**WHAT YOU SHOULD DO:**
Can you give all the records again without altering a single character?

◇ ◇ ◇ ◇

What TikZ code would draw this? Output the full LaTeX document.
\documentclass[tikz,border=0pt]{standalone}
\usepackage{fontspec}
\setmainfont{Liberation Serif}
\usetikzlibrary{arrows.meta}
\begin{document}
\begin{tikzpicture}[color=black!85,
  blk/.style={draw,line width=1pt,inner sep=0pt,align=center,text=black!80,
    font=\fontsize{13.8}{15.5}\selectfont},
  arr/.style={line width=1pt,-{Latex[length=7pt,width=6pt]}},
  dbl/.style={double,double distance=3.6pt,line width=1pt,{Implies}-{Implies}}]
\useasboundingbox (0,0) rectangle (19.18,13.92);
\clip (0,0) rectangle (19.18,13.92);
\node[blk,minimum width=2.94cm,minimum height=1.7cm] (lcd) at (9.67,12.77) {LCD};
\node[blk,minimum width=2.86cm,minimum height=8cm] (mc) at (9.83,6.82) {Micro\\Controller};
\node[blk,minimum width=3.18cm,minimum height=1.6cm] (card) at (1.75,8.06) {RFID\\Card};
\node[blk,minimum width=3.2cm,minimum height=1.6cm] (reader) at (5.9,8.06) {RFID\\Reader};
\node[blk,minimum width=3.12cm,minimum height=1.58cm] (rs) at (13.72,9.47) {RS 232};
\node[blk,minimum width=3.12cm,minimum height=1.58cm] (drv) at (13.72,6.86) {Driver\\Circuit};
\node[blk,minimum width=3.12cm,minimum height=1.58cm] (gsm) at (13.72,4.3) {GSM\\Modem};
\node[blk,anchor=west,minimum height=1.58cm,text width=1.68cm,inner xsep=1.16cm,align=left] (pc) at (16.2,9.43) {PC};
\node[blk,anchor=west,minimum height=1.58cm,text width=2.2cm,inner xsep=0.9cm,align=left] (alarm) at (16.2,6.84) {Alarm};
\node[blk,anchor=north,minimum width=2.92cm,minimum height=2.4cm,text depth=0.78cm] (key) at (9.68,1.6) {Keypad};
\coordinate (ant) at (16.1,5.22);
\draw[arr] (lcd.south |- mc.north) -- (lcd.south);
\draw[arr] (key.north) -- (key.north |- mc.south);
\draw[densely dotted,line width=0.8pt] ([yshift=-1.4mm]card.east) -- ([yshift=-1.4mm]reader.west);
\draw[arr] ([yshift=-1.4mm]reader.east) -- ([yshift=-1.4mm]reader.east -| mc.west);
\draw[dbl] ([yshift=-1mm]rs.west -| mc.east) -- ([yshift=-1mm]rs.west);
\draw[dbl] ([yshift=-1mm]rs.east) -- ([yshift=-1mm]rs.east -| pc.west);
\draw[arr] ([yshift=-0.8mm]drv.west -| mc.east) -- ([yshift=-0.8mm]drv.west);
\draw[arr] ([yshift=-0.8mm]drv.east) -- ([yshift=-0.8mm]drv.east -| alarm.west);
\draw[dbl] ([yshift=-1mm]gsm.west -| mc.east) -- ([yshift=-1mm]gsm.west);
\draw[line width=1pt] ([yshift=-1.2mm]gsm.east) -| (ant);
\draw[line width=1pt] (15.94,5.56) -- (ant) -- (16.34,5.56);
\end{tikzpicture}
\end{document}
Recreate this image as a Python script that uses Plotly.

◇ ◇ ◇ ◇

**OUTPUT FOR THIS TASK:**
What TikZ code would draw this? Output the full LaTeX document.
\documentclass[tikz,border=0pt]{standalone}
\usepackage{fontspec}
\setmainfont{Liberation Serif}
\usetikzlibrary{arrows.meta}
\begin{document}
\begin{tikzpicture}[color=black!85,
  blk/.style={draw,line width=1pt,inner sep=0pt,align=center,text=black!80,
    font=\fontsize{13.8}{15.5}\selectfont},
  arr/.style={line width=1pt,-{Latex[length=7pt,width=6pt]}},
  dbl/.style={double,double distance=3.6pt,line width=1pt,{Implies}-{Implies}}]
\useasboundingbox (0,0) rectangle (19.18,13.92);
\clip (0,0) rectangle (19.18,13.92);
\node[blk,minimum width=2.94cm,minimum height=1.7cm] (lcd) at (9.67,12.77) {LCD};
\node[blk,minimum width=2.86cm,minimum height=8cm] (mc) at (9.83,6.82) {Micro\\Controller};
\node[blk,minimum width=3.18cm,minimum height=1.6cm] (card) at (1.75,8.06) {RFID\\Card};
\node[blk,minimum width=3.2cm,minimum height=1.6cm] (reader) at (5.9,8.06) {RFID\\Reader};
\node[blk,minimum width=3.12cm,minimum height=1.58cm] (rs) at (13.72,9.47) {RS 232};
\node[blk,minimum width=3.12cm,minimum height=1.58cm] (drv) at (13.72,6.86) {Driver\\Circuit};
\node[blk,minimum width=3.12cm,minimum height=1.58cm] (gsm) at (13.72,4.3) {GSM\\Modem};
\node[blk,anchor=west,minimum height=1.58cm,text width=1.68cm,inner xsep=1.16cm,align=left] (pc) at (16.2,9.43) {PC};
\node[blk,anchor=west,minimum height=1.58cm,text width=2.2cm,inner xsep=0.9cm,align=left] (alarm) at (16.2,6.84) {Alarm};
\node[blk,anchor=north,minimum width=2.92cm,minimum height=2.4cm,text depth=0.78cm] (key) at (9.68,1.6) {Keypad};
\coordinate (ant) at (16.1,5.22);
\draw[arr] (lcd.south |- mc.north) -- (lcd.south);
\draw[arr] (key.north) -- (key.north |- mc.south);
\draw[densely dotted,line width=0.8pt] ([yshift=-1.4mm]card.east) -- ([yshift=-1.4mm]reader.west);
\draw[arr] ([yshift=-1.4mm]reader.east) -- ([yshift=-1.4mm]reader.east -| mc.west);
\draw[dbl] ([yshift=-1mm]rs.west -| mc.east) -- ([yshift=-1mm]rs.west);
\draw[dbl] ([yshift=-1mm]rs.east) -- ([yshift=-1mm]rs.east -| pc.west);
\draw[arr] ([yshift=-0.8mm]drv.west -| mc.east) -- ([yshift=-0.8mm]drv.west);
\draw[arr] ([yshift=-0.8mm]drv.east) -- ([yshift=-0.8mm]drv.east -| alarm.west);
\draw[dbl] ([yshift=-1mm]gsm.west -| mc.east) -- ([yshift=-1mm]gsm.west);
\draw[line width=1pt] ([yshift=-1.2mm]gsm.east) -| (ant);
\draw[line width=1pt] (15.94,5.56) -- (ant) -- (16.34,5.56);
\end{tikzpicture}
\end{document}
Recreate this image as a Python script that uses Plotly.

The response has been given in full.